-- begin --

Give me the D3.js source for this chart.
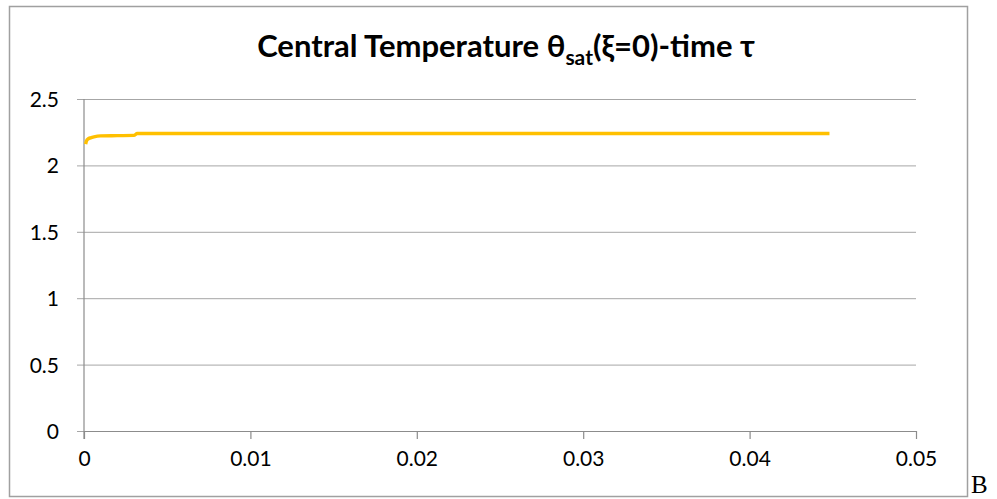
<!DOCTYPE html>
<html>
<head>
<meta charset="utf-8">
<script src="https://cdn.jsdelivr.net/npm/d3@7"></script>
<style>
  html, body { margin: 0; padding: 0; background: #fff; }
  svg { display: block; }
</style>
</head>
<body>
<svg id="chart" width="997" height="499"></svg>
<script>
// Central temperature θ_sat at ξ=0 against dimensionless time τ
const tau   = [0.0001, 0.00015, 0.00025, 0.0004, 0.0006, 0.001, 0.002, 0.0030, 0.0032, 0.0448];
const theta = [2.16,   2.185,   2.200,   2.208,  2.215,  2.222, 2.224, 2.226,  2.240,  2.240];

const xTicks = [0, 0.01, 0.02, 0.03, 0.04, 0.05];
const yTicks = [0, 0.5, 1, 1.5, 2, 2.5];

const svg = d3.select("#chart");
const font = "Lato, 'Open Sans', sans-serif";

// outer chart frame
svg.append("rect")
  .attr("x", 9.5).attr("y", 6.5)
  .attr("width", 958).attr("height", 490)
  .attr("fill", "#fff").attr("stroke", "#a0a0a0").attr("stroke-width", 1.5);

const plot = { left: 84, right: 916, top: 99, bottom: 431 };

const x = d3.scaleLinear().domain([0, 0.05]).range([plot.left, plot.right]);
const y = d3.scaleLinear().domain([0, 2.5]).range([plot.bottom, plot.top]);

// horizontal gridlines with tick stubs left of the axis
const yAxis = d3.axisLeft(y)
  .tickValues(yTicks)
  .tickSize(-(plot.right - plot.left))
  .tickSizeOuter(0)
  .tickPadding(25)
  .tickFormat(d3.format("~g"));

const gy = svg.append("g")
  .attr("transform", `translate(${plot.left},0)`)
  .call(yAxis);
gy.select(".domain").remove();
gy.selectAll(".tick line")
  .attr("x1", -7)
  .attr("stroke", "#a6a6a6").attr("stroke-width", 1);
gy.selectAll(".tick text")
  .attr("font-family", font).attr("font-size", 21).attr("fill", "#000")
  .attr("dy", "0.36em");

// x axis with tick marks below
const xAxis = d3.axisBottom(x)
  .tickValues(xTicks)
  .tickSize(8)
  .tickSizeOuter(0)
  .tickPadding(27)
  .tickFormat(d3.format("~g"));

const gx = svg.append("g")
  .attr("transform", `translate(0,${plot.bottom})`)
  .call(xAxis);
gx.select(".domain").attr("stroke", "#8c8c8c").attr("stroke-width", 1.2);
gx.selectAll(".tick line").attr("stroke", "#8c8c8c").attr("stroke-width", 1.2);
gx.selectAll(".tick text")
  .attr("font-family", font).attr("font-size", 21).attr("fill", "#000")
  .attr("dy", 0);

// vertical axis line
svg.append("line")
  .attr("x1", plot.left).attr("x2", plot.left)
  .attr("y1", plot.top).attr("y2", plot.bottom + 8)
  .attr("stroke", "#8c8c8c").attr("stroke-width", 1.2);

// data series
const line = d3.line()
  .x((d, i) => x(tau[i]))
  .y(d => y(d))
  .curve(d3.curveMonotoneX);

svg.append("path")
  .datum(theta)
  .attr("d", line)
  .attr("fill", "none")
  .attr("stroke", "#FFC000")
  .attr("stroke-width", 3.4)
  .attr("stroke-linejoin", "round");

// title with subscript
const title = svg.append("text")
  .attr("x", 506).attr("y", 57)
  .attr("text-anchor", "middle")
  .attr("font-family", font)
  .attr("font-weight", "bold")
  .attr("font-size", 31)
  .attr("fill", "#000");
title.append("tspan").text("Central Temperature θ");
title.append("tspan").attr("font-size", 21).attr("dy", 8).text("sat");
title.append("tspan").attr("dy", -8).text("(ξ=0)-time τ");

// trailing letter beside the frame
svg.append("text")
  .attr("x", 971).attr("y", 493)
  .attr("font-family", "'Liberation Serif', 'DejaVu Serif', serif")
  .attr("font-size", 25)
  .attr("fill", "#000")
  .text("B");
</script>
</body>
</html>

-- end --

WORK REQUIRED
Select and copy every line of the listing with the word "chart".

SOLUTION TO THIS TASK
Give me the D3.js source for this chart.
<svg id="chart" width="997" height="499"></svg>
const svg = d3.select("#chart");
// outer chart frame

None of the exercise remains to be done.